The non-profit group kidsandcars.org says that 14 children have died from heat stroke this year after being left in cars. The group says the deaths are an unintended consequence of front seat airbags and rear-facing car seats – features meant to keep kids safe.
In 1990, about five children a year died from heat stroke after being left alone in a vehicle, according to the group. But by 1995 – about five years after front seat airbags became standard, sending kids to the backseat – the number had risen to 25.
Now, an average of 38 children die in hot cars each year, according to kidsandcars.org.
“There certainly is a relationship between putting kids in the backseat and the increase in children inadvertently being forgotten in cars,” said the group’s vice president, Sue Auriemma.
Although the organization has no data on whether rear-facing car seats compound the problem, Auriemma said they certainly could because parents no longer have eye contact with their children when looking in the rearview mirror.
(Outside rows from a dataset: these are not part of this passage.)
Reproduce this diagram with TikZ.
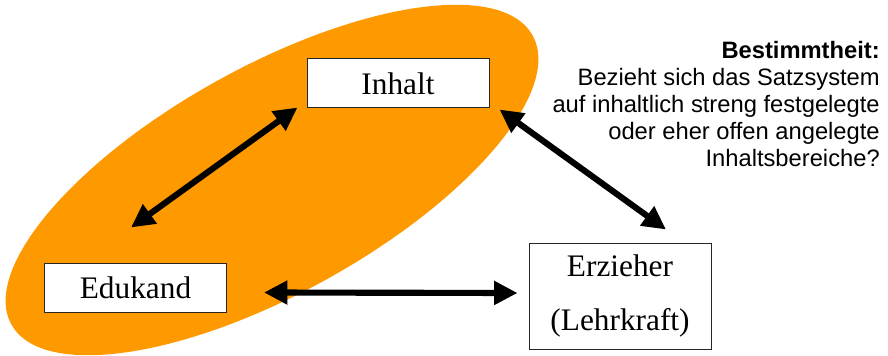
\documentclass[tikz,border=0pt]{standalone}
\usepackage{fontspec}
\setmainfont{Liberation Serif}
\newfontfamily\notefont{Liberation Sans}
\usetikzlibrary{arrows.meta,calc}
\definecolor{fieldorange}{RGB}{255,153,0}
\begin{document}
\begin{tikzpicture}[x=0.75pt, y=-0.75pt]
% define node styles
\tikzstyle{box}     = [draw=black!85, line width=0.75pt, fill=white, inner sep=0pt,
                       minimum width=136.5pt, font=\fontsize{23.5}{28}\selectfont]
\tikzstyle{biarrow} = [line width=4.6pt, {Triangle[length=17.5pt,width=17pt]}-{Triangle[length=17.5pt,width=17pt]}]
\tikzstyle{note}    = [inner sep=0pt, align=right, font=\notefont\fontsize{17.8}{20.3}\selectfont]

\useasboundingbox (0,0) rectangle (888,356);

% orange field behind Inhalt and Edukand
\fill[fieldorange, rotate around={29:(272,180)}] (272,180) ellipse [x radius=223.5pt, y radius=85pt];

% boxes
\node[box, minimum height=36.75pt] (inhalt)   at (398,83.5)  {Inhalt};
\node[box, minimum height=36.75pt] (edukand)  at (135.5,287.5) {Edukand};
\node[box, minimum height=79.5pt, align=center] (erzieher) at (620,296) {Erzieher\\[12pt](Lehrkraft)};

% note on the right
\node[note, anchor=north east] (bestimmtheit) at (880,41)
  {\textbf{Bestimmtheit:}\\ Bezieht sich das Satzsystem\\ auf inhaltlich streng festgelegte\hspace{0.28em}\\ oder eher offen angelegte\\ Inhaltsbereiche?};

% arrows
\draw[biarrow] ([shift={(-9,-1)}]inhalt.south west) -- ([shift={(-4.5,-35)}]edukand.north);
\draw[biarrow] ([shift={(10,1)}]inhalt.south east) -- ([shift={(46,-13)}]erzieher.north);
\draw[biarrow] ([shift={(37,5)}]edukand.east) -- ([shift={(-11,-3)}]erzieher.west);

\end{tikzpicture}
\end{document}
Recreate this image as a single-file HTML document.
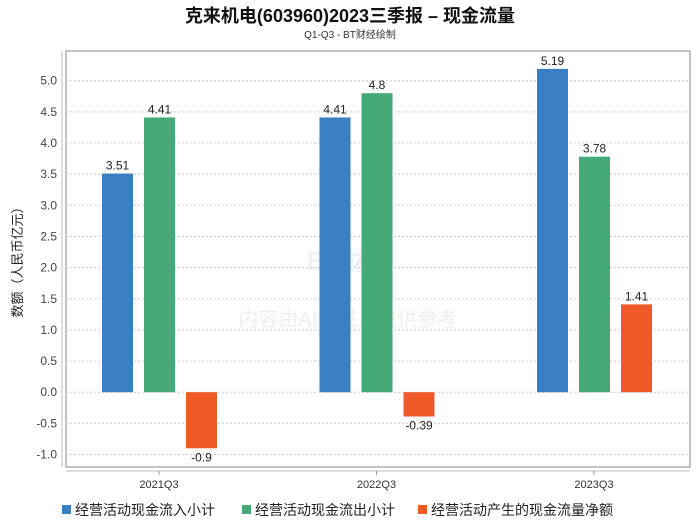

More than half of children who die after being left in hot cars are under the age of two, a recent San Francisco State University study found. That’s roughly the age that most child safety organizations recommend keeping children in rear-facing car seats.
Auriemma said even the best parent can unknowingly leave a sleeping baby in a car. To avoid tragedy, kidsandcars.org recommends the following safety measures:
- Place a large stuffed animal in your child’s car seat when not in use. When you put your child into the seat, move the stuffed animal to the front seat as a reminder your child is in the back.
- Leave your purse or briefcase on the backseat out of reach of your child. Auriemma said this forces you to check the backseat before you leave the car.
- If your child doesn’t show up to daycare or school at the expected time, arrange to have an administrator call you to check in. Make sure all adults know your child’s routine and any changes you make to it.